** Start **

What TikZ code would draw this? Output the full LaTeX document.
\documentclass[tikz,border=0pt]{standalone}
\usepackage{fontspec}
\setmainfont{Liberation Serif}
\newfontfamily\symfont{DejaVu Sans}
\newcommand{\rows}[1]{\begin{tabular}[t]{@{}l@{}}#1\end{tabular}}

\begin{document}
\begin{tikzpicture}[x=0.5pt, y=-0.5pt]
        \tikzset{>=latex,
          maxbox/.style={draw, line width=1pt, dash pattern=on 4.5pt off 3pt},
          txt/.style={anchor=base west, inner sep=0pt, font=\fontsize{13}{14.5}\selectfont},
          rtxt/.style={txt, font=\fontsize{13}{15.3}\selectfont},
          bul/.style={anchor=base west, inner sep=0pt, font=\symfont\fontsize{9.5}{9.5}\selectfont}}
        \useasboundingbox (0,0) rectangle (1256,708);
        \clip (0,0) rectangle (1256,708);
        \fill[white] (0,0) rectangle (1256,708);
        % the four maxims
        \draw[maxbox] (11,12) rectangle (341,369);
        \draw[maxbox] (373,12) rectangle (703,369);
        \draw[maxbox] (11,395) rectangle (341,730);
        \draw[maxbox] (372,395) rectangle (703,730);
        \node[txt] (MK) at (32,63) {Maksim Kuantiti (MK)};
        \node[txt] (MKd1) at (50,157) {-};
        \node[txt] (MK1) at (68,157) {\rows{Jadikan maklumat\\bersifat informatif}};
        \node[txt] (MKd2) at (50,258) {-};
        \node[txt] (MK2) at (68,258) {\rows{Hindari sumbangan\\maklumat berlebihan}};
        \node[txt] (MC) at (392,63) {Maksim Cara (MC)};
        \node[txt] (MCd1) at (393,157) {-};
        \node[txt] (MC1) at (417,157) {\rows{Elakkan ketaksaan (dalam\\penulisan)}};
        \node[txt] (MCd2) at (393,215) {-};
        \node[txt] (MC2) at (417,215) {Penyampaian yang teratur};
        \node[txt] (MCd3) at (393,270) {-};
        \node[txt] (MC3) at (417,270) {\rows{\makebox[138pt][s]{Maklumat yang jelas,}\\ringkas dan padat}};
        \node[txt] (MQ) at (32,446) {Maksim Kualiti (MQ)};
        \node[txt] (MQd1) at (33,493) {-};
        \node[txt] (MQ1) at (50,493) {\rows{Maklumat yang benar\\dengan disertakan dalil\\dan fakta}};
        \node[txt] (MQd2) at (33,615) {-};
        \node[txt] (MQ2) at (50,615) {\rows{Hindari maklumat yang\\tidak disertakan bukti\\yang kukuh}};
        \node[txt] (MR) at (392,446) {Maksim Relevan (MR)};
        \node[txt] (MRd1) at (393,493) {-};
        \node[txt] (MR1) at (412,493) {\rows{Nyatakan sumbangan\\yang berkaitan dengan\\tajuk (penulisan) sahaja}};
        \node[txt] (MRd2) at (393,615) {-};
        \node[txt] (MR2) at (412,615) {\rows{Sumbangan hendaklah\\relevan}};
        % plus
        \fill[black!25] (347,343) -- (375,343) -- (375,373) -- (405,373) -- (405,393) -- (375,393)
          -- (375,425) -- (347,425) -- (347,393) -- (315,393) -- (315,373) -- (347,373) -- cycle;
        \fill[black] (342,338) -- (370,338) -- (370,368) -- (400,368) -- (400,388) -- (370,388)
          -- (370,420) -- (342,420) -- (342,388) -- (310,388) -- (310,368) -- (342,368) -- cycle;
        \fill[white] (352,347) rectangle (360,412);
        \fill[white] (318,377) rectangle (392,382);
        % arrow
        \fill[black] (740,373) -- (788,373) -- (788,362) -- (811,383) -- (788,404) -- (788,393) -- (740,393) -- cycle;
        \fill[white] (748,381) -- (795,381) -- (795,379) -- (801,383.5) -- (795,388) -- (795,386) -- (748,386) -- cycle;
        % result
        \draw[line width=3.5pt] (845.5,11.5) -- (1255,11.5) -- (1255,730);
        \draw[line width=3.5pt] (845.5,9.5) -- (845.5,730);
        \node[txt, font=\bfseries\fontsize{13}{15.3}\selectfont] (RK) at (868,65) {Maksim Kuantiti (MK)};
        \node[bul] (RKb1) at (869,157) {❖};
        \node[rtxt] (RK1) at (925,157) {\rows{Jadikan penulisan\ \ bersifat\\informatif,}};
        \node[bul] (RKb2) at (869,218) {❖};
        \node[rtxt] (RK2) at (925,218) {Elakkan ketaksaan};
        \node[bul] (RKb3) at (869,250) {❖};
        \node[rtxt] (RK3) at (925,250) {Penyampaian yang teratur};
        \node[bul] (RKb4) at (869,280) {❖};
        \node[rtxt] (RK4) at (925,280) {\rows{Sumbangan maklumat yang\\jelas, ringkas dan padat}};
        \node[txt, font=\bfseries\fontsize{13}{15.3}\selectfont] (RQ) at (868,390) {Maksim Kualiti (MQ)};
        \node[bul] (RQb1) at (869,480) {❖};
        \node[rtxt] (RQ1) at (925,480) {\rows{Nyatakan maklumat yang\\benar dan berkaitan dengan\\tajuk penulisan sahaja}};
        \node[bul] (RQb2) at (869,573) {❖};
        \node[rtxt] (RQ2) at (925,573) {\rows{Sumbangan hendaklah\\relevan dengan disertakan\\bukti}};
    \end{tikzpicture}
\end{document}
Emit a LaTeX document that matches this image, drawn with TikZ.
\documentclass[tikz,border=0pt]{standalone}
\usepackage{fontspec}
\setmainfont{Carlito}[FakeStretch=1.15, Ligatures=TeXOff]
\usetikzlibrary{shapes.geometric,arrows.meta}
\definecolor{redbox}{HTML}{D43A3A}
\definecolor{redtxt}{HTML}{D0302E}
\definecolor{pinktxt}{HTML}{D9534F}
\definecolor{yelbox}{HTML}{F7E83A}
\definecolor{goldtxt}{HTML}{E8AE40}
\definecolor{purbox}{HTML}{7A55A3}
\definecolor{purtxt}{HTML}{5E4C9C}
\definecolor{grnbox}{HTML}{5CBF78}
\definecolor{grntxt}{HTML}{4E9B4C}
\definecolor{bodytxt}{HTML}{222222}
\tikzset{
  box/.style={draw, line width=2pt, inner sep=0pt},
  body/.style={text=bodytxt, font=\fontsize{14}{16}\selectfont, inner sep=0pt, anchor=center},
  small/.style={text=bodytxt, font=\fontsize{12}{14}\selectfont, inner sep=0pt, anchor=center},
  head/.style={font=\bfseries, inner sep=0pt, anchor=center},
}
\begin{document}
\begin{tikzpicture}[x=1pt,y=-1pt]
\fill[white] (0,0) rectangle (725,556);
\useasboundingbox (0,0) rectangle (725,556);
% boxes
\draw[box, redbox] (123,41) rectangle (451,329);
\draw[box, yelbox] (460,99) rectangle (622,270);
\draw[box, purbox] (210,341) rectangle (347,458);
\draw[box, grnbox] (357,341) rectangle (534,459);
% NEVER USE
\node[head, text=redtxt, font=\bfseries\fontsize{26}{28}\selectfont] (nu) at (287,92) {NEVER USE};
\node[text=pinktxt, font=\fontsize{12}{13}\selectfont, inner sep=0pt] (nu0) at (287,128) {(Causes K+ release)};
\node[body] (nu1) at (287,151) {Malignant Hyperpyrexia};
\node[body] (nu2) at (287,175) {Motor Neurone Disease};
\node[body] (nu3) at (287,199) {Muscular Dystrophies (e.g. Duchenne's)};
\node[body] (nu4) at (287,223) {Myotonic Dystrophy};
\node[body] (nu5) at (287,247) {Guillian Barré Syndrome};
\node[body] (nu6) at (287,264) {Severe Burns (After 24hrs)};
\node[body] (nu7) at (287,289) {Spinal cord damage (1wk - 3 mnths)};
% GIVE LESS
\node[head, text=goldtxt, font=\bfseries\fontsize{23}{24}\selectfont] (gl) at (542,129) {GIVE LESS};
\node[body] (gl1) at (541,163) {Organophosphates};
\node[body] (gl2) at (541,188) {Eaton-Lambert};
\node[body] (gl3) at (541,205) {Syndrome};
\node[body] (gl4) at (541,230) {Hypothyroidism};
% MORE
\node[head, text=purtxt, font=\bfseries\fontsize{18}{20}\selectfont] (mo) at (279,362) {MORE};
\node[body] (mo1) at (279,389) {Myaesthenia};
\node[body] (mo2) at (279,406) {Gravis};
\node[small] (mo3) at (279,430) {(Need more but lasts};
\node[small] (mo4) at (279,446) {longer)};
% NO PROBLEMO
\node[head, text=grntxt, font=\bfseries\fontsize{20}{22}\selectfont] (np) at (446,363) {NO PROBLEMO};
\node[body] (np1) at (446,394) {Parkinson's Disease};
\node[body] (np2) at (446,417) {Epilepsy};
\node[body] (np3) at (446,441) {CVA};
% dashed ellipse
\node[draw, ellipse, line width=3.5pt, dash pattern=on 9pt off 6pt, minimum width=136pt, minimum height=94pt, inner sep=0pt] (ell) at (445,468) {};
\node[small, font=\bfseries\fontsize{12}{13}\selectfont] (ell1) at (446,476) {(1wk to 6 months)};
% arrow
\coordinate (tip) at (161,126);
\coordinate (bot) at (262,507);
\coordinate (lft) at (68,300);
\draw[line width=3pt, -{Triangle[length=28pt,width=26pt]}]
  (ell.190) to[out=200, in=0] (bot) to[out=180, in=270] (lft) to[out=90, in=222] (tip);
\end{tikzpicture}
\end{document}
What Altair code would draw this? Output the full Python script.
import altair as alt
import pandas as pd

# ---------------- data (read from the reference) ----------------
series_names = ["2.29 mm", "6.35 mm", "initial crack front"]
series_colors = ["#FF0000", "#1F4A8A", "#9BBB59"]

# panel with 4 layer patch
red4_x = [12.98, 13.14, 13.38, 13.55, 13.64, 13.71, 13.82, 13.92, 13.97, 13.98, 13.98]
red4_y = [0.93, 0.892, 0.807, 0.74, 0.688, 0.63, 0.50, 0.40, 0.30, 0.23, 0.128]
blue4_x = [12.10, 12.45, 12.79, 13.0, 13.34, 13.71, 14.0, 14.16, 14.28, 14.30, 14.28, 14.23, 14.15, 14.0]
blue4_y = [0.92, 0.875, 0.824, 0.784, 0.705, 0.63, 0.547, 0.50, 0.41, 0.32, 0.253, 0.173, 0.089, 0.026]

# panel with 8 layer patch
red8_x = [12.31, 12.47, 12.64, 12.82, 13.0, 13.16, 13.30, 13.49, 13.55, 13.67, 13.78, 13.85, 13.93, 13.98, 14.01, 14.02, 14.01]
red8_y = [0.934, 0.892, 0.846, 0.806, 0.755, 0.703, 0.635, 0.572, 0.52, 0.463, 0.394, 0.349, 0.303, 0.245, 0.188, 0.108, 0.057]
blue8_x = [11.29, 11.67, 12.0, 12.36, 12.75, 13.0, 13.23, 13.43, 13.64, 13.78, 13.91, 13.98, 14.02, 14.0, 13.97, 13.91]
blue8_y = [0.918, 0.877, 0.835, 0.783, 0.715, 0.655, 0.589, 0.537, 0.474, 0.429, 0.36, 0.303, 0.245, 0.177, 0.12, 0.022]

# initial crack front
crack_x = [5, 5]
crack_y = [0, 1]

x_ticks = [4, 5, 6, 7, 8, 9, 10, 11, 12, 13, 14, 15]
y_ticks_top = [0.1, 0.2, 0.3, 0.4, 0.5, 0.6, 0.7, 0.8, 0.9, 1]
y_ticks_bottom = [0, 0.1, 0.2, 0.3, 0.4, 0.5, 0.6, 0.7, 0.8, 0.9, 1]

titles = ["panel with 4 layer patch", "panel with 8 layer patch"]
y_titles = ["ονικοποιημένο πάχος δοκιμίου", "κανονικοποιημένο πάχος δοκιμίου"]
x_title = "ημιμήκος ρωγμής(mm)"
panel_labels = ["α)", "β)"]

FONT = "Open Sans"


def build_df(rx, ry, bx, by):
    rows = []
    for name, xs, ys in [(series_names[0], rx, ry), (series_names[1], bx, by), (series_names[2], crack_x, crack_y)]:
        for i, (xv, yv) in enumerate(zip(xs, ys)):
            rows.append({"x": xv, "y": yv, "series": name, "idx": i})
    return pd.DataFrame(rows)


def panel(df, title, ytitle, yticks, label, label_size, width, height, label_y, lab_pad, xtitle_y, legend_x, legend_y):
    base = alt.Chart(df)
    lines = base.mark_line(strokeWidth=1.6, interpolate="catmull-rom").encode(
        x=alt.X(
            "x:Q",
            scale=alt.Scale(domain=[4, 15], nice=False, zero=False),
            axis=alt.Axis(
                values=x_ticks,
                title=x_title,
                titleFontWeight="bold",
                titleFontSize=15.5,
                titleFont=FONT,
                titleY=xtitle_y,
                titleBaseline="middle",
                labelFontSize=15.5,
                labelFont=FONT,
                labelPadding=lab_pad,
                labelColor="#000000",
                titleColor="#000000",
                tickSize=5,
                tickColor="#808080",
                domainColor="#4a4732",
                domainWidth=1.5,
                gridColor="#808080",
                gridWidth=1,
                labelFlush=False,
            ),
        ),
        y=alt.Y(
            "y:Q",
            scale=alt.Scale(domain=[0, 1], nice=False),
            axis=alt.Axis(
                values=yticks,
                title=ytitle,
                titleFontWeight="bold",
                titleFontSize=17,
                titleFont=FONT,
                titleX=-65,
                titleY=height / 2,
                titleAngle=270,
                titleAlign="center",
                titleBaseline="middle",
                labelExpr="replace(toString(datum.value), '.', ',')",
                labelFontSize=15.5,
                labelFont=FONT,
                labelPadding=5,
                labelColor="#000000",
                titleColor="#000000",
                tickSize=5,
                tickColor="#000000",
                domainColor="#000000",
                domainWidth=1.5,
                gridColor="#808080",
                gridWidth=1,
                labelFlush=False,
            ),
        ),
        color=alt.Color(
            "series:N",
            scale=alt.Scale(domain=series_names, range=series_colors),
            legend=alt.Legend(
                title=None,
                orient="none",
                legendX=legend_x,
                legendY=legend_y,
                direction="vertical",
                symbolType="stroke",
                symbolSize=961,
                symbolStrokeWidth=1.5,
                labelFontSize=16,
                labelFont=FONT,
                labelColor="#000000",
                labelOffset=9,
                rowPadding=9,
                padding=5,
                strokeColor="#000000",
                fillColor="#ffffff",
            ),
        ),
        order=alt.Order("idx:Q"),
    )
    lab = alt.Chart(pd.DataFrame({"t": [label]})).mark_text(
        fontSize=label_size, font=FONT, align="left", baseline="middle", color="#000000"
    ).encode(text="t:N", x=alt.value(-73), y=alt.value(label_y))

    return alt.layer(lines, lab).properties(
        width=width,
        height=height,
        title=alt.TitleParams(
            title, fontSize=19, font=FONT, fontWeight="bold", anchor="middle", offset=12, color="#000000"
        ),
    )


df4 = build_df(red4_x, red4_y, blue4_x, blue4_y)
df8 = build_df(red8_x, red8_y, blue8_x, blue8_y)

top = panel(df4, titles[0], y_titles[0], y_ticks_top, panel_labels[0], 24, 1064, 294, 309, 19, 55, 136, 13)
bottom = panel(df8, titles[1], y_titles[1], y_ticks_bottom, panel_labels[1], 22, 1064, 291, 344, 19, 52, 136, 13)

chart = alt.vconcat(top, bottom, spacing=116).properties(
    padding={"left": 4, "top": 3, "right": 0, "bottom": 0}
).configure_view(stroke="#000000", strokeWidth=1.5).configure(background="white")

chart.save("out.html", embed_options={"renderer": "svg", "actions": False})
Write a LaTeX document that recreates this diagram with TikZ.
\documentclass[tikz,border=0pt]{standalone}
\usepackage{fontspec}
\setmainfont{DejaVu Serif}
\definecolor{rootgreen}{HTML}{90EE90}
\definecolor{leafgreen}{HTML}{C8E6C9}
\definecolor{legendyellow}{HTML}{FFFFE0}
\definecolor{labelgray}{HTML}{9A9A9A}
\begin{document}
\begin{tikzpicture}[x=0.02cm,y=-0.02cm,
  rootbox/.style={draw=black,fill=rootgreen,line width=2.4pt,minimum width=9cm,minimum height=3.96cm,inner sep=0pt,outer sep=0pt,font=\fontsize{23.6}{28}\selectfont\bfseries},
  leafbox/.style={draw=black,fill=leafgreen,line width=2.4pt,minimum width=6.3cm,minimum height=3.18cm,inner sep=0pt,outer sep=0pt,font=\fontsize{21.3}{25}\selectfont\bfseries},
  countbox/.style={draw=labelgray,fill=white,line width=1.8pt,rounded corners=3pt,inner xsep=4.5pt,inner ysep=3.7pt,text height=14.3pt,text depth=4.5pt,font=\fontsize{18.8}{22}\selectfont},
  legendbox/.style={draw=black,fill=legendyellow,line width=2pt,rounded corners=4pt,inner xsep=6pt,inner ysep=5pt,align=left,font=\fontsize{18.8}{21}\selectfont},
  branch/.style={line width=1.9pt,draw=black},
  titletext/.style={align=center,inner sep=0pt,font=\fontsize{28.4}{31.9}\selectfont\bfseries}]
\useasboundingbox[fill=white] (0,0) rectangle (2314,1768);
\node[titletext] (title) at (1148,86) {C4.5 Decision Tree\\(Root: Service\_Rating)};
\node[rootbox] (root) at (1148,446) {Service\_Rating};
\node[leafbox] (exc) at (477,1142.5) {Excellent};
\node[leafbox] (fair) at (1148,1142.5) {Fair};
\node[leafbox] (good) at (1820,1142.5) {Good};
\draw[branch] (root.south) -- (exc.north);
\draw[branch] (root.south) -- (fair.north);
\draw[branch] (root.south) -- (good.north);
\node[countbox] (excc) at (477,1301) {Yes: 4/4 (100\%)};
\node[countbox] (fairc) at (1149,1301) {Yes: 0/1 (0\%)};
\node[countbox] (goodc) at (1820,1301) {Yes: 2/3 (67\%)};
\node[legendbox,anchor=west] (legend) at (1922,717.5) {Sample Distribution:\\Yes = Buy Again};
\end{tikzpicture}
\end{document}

** End **

◆ **Directions**:
Copy out each line of the data where the string "that" appears.

◆ **Written response**:
Emit a LaTeX document that matches this image, drawn with TikZ.
Write a LaTeX document that recreates this diagram with TikZ.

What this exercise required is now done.